EXERCISE: Reproduce the first line and every line after it, exactly, through the one containing "from matplotlib.patches import Rectangle". Leave out the rest.

____

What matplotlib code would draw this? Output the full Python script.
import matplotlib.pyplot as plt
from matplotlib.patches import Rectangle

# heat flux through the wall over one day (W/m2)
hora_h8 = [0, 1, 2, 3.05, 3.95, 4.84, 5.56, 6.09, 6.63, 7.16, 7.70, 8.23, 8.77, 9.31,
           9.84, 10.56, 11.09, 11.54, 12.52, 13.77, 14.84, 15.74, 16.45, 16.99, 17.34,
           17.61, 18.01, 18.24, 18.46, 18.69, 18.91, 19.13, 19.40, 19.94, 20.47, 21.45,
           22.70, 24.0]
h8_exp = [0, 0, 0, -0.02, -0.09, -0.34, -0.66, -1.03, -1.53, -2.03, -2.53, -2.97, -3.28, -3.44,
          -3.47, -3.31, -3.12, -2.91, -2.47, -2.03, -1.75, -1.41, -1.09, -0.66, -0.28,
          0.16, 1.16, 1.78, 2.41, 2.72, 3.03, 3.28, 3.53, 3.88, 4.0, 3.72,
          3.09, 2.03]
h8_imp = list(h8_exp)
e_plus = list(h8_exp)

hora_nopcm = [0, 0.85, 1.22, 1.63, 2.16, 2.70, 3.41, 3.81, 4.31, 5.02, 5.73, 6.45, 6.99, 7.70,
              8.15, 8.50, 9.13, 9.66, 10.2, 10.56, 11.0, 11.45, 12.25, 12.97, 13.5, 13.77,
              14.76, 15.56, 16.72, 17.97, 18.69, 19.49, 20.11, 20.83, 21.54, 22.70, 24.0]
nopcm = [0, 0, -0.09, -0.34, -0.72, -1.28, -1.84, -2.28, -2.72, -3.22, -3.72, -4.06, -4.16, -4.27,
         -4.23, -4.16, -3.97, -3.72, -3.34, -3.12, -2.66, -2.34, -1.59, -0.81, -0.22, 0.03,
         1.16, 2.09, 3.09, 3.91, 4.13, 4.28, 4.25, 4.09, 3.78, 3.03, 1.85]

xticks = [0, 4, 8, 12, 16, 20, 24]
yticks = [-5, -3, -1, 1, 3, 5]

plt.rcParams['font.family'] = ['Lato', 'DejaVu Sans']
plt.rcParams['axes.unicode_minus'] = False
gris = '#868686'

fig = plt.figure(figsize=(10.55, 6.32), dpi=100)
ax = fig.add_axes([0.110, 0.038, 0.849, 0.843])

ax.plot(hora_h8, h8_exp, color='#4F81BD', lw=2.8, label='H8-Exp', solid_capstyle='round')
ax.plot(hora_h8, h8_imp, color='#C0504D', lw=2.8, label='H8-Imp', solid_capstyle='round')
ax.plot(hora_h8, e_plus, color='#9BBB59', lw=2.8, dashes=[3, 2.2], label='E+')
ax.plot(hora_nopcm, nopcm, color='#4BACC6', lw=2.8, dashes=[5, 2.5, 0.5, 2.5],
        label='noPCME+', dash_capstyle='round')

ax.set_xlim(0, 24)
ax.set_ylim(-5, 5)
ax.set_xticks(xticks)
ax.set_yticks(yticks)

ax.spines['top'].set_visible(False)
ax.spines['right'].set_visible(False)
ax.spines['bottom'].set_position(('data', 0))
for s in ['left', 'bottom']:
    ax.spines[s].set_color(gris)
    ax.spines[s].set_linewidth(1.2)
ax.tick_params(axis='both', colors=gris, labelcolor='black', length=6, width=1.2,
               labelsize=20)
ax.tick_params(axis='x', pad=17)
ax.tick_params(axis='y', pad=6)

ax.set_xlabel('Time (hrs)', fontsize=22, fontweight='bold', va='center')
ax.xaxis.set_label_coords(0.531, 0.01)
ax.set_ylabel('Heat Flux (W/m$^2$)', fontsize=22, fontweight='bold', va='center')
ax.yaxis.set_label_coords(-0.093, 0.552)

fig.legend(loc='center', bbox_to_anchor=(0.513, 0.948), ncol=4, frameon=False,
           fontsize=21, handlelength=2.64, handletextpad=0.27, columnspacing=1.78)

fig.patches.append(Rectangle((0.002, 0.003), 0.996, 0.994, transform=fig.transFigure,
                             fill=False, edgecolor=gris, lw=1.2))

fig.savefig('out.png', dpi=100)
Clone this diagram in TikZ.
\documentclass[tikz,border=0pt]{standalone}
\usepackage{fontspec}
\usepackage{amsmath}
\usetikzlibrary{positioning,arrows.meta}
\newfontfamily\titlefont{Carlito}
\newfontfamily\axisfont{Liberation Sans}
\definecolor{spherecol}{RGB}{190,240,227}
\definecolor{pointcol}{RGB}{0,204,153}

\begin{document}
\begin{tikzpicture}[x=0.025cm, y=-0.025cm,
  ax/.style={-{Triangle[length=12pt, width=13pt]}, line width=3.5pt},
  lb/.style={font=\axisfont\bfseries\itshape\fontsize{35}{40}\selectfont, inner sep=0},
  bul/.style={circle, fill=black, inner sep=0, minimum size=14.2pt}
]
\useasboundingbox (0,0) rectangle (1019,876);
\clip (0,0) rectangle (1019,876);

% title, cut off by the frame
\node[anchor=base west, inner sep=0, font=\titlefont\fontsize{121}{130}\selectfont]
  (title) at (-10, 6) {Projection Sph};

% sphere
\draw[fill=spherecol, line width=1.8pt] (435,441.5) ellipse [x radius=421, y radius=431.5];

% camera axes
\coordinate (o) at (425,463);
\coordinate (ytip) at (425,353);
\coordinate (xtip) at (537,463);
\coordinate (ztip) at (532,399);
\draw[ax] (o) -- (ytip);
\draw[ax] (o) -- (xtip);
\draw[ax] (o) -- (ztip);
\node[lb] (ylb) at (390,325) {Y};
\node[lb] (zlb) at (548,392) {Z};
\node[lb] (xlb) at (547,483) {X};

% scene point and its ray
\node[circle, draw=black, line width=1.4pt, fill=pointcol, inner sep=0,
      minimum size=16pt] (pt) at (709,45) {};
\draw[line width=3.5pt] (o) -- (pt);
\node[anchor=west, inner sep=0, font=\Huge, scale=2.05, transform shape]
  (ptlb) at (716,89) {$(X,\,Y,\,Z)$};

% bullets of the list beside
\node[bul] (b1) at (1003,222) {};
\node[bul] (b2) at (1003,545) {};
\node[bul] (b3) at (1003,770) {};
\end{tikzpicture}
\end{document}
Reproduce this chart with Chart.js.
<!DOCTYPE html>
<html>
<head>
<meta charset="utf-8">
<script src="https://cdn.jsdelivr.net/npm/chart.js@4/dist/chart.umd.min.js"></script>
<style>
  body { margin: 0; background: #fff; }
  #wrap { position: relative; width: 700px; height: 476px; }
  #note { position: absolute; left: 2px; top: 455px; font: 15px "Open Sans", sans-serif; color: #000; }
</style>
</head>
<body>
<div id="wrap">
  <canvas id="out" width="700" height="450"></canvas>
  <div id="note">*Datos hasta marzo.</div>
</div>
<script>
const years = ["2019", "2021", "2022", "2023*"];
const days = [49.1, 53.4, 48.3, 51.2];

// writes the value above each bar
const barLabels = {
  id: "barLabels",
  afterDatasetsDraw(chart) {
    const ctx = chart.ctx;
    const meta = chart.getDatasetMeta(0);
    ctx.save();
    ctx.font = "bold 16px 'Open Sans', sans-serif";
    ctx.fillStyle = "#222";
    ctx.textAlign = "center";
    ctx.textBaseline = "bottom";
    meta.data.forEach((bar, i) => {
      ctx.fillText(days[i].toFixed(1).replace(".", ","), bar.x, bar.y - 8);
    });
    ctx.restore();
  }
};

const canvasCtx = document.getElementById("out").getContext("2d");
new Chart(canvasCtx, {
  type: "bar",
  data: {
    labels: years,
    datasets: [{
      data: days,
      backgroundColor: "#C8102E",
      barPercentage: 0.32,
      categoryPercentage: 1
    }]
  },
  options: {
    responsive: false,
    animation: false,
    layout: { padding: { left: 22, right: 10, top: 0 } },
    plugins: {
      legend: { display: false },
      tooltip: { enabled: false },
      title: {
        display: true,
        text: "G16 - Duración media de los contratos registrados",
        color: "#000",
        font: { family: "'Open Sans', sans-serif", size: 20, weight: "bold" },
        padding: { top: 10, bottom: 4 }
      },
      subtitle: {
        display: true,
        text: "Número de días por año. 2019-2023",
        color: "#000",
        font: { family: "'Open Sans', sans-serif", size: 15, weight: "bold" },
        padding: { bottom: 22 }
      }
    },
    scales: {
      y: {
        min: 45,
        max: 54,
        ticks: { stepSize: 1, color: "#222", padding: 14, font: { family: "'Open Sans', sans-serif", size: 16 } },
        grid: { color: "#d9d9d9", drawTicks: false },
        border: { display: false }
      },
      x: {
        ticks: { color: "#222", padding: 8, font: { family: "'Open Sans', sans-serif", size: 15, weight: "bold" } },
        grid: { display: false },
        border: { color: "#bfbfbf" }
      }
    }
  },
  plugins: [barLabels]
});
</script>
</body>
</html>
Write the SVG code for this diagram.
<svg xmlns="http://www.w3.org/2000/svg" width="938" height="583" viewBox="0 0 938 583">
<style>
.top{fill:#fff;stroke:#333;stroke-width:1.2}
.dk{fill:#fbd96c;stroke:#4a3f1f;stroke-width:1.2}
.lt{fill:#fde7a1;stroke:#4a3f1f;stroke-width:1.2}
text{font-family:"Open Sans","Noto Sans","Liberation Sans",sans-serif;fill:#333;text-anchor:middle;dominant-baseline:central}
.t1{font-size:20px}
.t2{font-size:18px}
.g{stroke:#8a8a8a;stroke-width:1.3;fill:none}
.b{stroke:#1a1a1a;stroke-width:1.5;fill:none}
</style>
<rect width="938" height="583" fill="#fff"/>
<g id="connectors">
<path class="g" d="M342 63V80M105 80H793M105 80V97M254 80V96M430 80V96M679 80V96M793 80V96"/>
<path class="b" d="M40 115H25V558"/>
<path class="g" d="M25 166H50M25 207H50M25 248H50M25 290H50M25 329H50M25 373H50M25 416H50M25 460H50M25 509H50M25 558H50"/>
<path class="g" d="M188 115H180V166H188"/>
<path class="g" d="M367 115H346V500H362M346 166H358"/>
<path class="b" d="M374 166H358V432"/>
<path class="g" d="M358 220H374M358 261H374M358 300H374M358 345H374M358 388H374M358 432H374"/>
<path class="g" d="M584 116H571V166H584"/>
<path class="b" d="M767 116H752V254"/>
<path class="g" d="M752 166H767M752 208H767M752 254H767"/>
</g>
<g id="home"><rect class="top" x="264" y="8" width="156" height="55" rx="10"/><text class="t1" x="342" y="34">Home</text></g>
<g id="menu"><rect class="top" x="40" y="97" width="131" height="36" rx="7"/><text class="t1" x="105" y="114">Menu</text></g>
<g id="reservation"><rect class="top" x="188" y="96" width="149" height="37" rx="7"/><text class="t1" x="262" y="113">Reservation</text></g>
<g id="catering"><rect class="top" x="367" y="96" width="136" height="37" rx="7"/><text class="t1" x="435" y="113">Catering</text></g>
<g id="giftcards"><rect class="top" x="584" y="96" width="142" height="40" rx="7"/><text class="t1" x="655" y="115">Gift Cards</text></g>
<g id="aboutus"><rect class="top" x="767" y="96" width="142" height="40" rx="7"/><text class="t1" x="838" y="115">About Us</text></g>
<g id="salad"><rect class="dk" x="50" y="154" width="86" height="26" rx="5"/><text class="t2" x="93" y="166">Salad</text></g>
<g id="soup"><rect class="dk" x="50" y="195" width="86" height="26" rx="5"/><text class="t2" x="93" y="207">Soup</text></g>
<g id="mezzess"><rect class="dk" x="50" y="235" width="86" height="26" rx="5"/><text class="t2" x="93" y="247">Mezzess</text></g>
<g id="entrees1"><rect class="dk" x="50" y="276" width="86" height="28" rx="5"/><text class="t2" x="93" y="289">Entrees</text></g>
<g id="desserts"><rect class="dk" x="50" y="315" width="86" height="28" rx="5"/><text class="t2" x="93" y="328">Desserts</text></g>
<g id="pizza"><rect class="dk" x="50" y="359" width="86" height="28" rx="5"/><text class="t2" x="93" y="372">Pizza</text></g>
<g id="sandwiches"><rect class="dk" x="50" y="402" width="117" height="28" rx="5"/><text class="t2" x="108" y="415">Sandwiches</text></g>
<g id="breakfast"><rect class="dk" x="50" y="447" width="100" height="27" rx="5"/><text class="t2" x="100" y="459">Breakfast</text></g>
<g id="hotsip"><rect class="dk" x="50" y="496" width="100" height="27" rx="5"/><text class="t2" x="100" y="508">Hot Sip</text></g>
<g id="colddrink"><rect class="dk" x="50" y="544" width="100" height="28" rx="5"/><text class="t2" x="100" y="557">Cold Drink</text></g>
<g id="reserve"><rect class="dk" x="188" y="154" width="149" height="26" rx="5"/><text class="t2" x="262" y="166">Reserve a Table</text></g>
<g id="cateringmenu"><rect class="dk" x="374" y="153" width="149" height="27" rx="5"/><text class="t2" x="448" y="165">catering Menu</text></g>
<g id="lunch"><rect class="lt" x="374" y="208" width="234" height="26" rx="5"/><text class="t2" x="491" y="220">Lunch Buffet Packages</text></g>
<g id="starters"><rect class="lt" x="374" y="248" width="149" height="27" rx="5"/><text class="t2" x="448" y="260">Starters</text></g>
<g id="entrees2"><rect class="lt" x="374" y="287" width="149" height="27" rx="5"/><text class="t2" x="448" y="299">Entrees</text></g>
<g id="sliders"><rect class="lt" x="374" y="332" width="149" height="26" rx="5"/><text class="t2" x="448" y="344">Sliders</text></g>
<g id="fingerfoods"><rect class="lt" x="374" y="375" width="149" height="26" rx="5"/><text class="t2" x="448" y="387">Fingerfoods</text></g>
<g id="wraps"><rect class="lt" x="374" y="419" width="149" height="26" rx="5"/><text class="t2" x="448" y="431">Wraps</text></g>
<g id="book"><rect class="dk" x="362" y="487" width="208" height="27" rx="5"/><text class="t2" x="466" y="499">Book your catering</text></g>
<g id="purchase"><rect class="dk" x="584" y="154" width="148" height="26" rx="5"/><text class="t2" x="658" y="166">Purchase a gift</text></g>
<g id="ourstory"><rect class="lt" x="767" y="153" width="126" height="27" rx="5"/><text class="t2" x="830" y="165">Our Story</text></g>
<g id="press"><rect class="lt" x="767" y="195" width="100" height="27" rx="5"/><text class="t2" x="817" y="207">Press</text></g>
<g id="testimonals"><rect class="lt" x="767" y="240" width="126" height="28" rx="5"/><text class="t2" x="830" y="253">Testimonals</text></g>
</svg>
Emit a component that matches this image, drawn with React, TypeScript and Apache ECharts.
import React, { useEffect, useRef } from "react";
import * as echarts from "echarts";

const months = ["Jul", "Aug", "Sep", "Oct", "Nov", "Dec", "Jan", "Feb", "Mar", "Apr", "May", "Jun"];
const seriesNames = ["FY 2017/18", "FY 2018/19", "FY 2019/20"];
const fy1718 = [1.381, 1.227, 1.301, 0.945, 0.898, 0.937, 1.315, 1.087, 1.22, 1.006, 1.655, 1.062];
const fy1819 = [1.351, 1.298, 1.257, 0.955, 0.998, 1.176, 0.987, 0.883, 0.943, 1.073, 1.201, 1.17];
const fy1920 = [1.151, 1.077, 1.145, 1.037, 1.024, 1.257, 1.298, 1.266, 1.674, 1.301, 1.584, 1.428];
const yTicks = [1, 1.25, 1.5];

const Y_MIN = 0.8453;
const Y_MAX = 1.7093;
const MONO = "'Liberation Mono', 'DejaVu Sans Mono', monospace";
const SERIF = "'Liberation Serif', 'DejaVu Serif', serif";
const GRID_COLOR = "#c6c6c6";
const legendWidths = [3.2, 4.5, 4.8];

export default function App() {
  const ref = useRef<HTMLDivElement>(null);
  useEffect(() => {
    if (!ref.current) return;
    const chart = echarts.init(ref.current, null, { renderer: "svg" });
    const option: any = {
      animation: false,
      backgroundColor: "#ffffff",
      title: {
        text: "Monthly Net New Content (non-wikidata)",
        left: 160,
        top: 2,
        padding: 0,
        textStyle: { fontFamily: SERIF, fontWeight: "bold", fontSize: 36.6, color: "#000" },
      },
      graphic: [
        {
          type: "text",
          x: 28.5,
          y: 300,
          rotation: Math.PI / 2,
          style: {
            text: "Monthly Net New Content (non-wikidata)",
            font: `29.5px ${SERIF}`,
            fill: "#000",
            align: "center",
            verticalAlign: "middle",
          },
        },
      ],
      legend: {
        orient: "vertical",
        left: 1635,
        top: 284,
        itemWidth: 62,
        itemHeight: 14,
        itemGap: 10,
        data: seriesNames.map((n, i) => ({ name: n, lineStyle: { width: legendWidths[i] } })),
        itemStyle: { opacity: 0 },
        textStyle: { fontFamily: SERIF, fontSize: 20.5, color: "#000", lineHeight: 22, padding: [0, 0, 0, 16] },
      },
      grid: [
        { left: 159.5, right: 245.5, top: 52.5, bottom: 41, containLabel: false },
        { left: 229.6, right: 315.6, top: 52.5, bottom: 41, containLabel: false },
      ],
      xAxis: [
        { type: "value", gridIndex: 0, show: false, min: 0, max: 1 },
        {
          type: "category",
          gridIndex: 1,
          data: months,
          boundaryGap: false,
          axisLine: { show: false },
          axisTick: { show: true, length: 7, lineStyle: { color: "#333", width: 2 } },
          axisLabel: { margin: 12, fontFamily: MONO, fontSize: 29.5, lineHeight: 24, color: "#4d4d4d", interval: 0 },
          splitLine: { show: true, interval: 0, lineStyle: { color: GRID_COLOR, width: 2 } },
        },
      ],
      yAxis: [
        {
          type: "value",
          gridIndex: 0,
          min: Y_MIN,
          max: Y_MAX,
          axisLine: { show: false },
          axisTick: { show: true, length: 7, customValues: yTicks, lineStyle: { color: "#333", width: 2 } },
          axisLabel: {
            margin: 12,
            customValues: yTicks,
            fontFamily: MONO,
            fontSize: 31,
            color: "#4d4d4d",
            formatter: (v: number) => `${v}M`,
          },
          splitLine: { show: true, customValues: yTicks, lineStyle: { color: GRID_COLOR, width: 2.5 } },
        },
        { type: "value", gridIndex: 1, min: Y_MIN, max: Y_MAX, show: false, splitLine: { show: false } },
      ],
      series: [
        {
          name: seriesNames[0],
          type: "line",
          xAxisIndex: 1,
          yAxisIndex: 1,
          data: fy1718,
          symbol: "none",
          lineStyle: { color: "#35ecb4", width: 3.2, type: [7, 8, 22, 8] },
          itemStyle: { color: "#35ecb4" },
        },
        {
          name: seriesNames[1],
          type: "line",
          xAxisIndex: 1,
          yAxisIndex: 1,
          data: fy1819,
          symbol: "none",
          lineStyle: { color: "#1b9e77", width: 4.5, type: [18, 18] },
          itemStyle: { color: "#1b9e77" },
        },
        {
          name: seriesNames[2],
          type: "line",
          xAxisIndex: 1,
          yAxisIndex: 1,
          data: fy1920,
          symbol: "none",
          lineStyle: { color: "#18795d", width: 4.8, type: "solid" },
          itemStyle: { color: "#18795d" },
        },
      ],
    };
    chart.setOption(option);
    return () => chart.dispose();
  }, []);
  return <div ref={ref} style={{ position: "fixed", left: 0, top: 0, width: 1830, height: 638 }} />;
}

____

THE REPLY:
What matplotlib code would draw this? Output the full Python script.
import matplotlib.pyplot as plt
from matplotlib.patches import Rectangle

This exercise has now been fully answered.